== Data excerpt ==
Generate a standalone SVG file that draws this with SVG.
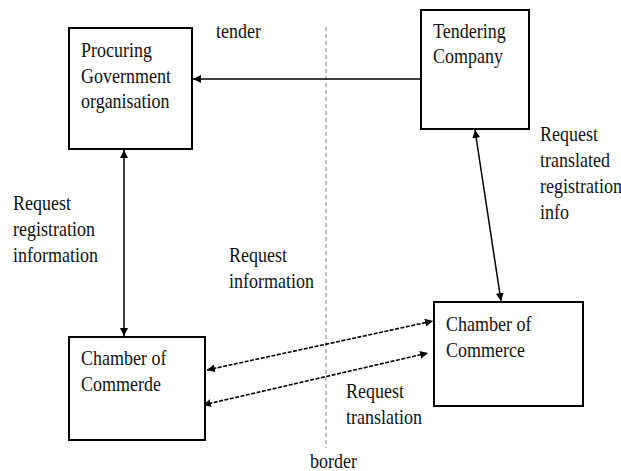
<svg xmlns="http://www.w3.org/2000/svg" width="621" height="471" viewBox="0 0 621 471">
<style>
.box{fill:#fff;stroke:#000;stroke-width:2}
.t{font-family:"Liberation Serif","Times New Roman",serif;font-size:18px;fill:#111}
.ln{fill:none;stroke:#000;stroke-width:1.5}
.dl{fill:none;stroke:#000;stroke-width:1.6;stroke-dasharray:4 1.5}
.border{fill:none;stroke:#aaa;stroke-width:1.5;stroke-dasharray:4 3}
</style>
<defs>
<marker id="ah" viewBox="0 0 10 10" refX="10" refY="5" markerWidth="8" markerHeight="8" markerUnits="userSpaceOnUse" orient="auto-start-reverse">
<path d="M0,0 L10,5 L0,10 z" fill="#000"/>
</marker>
</defs>
<rect width="621" height="471" fill="#fff"/>
<g id="border">
<line class="border" x1="326" y1="27" x2="326" y2="448"/>
<text class="t" transform="translate(310,468) scale(1,1.15)">border</text>
</g>
<g id="connectors">
<line class="ln" x1="421" y1="79" x2="193" y2="79" marker-end="url(#ah)"/>
<line class="ln" x1="124" y1="150" x2="124" y2="336" marker-start="url(#ah)" marker-end="url(#ah)"/>
<line class="ln" x1="475" y1="130" x2="501" y2="301" marker-start="url(#ah)" marker-end="url(#ah)"/>
<line class="dl" x1="207" y1="370" x2="433" y2="321" marker-start="url(#ah)" marker-end="url(#ah)"/>
<line class="dl" x1="203" y1="405" x2="428" y2="353" marker-start="url(#ah)" marker-end="url(#ah)"/>
</g>
<g id="labels">
<text class="t" transform="translate(216,38) scale(1,1.15)">tender</text>
<text class="t" transform="translate(540,141) scale(1,1.15)">Request</text>
<text class="t" transform="translate(540,167) scale(1,1.15)">translated</text>
<text class="t" transform="translate(540,193) scale(1,1.15)">registration</text>
<text class="t" transform="translate(540,219) scale(1,1.15)">info</text>
<text class="t" transform="translate(13,210) scale(1,1.15)">Request</text>
<text class="t" transform="translate(13,236) scale(1,1.15)">registration</text>
<text class="t" transform="translate(13,262) scale(1,1.15)">information</text>
<text class="t" transform="translate(229,262) scale(1,1.15)">Request</text>
<text class="t" transform="translate(229,288) scale(1,1.15)">information</text>
<text class="t" transform="translate(346,398) scale(1,1.15)">Request</text>
<text class="t" transform="translate(346,424) scale(1,1.15)">translation</text>
</g>
<g id="procuring">
<rect class="box" x="69" y="28" width="123" height="121"/>
<text class="t" transform="translate(81,57) scale(1,1.15)">Procuring</text>
<text class="t" transform="translate(81,83) scale(1,1.15)">Government</text>
<text class="t" transform="translate(81,108) scale(1,1.15)">organisation</text>
</g>
<g id="tendering">
<rect class="box" x="421" y="10" width="108" height="119"/>
<text class="t" transform="translate(433,38) scale(1,1.15)">Tendering</text>
<text class="t" transform="translate(433,63) scale(1,1.15)">Company</text>
</g>
<g id="commerce">
<rect class="box" x="434" y="302" width="149" height="104"/>
<text class="t" transform="translate(446,331) scale(1,1.15)">Chamber of</text>
<text class="t" transform="translate(446,357) scale(1,1.15)">Commerce</text>
</g>
<g id="commerde">
<rect class="box" x="69" y="337" width="136" height="103"/>
<text class="t" transform="translate(81,365) scale(1,1.15)">Chamber of</text>
<text class="t" transform="translate(81,391) scale(1,1.15)">Commerde</text>
</g>
</svg>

== Required task ==
Set down the complete material exactly, but do not include the images.

== Full response ==
Generate a standalone SVG file that draws this with SVG.
<svg xmlns="http://www.w3.org/2000/svg" width="621" height="471" viewBox="0 0 621 471">
<style>
.box{fill:#fff;stroke:#000;stroke-width:2}
.t{font-family:"Liberation Serif","Times New Roman",serif;font-size:18px;fill:#111}
.ln{fill:none;stroke:#000;stroke-width:1.5}
.dl{fill:none;stroke:#000;stroke-width:1.6;stroke-dasharray:4 1.5}
.border{fill:none;stroke:#aaa;stroke-width:1.5;stroke-dasharray:4 3}
</style>
<defs>
<marker id="ah" viewBox="0 0 10 10" refX="10" refY="5" markerWidth="8" markerHeight="8" markerUnits="userSpaceOnUse" orient="auto-start-reverse">
<path d="M0,0 L10,5 L0,10 z" fill="#000"/>
</marker>
</defs>
<rect width="621" height="471" fill="#fff"/>
<g id="border">
<line class="border" x1="326" y1="27" x2="326" y2="448"/>
<text class="t" transform="translate(310,468) scale(1,1.15)">border</text>
</g>
<g id="connectors">
<line class="ln" x1="421" y1="79" x2="193" y2="79" marker-end="url(#ah)"/>
<line class="ln" x1="124" y1="150" x2="124" y2="336" marker-start="url(#ah)" marker-end="url(#ah)"/>
<line class="ln" x1="475" y1="130" x2="501" y2="301" marker-start="url(#ah)" marker-end="url(#ah)"/>
<line class="dl" x1="207" y1="370" x2="433" y2="321" marker-start="url(#ah)" marker-end="url(#ah)"/>
<line class="dl" x1="203" y1="405" x2="428" y2="353" marker-start="url(#ah)" marker-end="url(#ah)"/>
</g>
<g id="labels">
<text class="t" transform="translate(216,38) scale(1,1.15)">tender</text>
<text class="t" transform="translate(540,141) scale(1,1.15)">Request</text>
<text class="t" transform="translate(540,167) scale(1,1.15)">translated</text>
<text class="t" transform="translate(540,193) scale(1,1.15)">registration</text>
<text class="t" transform="translate(540,219) scale(1,1.15)">info</text>
<text class="t" transform="translate(13,210) scale(1,1.15)">Request</text>
<text class="t" transform="translate(13,236) scale(1,1.15)">registration</text>
<text class="t" transform="translate(13,262) scale(1,1.15)">information</text>
<text class="t" transform="translate(229,262) scale(1,1.15)">Request</text>
<text class="t" transform="translate(229,288) scale(1,1.15)">information</text>
<text class="t" transform="translate(346,398) scale(1,1.15)">Request</text>
<text class="t" transform="translate(346,424) scale(1,1.15)">translation</text>
</g>
<g id="procuring">
<rect class="box" x="69" y="28" width="123" height="121"/>
<text class="t" transform="translate(81,57) scale(1,1.15)">Procuring</text>
<text class="t" transform="translate(81,83) scale(1,1.15)">Government</text>
<text class="t" transform="translate(81,108) scale(1,1.15)">organisation</text>
</g>
<g id="tendering">
<rect class="box" x="421" y="10" width="108" height="119"/>
<text class="t" transform="translate(433,38) scale(1,1.15)">Tendering</text>
<text class="t" transform="translate(433,63) scale(1,1.15)">Company</text>
</g>
<g id="commerce">
<rect class="box" x="434" y="302" width="149" height="104"/>
<text class="t" transform="translate(446,331) scale(1,1.15)">Chamber of</text>
<text class="t" transform="translate(446,357) scale(1,1.15)">Commerce</text>
</g>
<g id="commerde">
<rect class="box" x="69" y="337" width="136" height="103"/>
<text class="t" transform="translate(81,365) scale(1,1.15)">Chamber of</text>
<text class="t" transform="translate(81,391) scale(1,1.15)">Commerde</text>
</g>
</svg>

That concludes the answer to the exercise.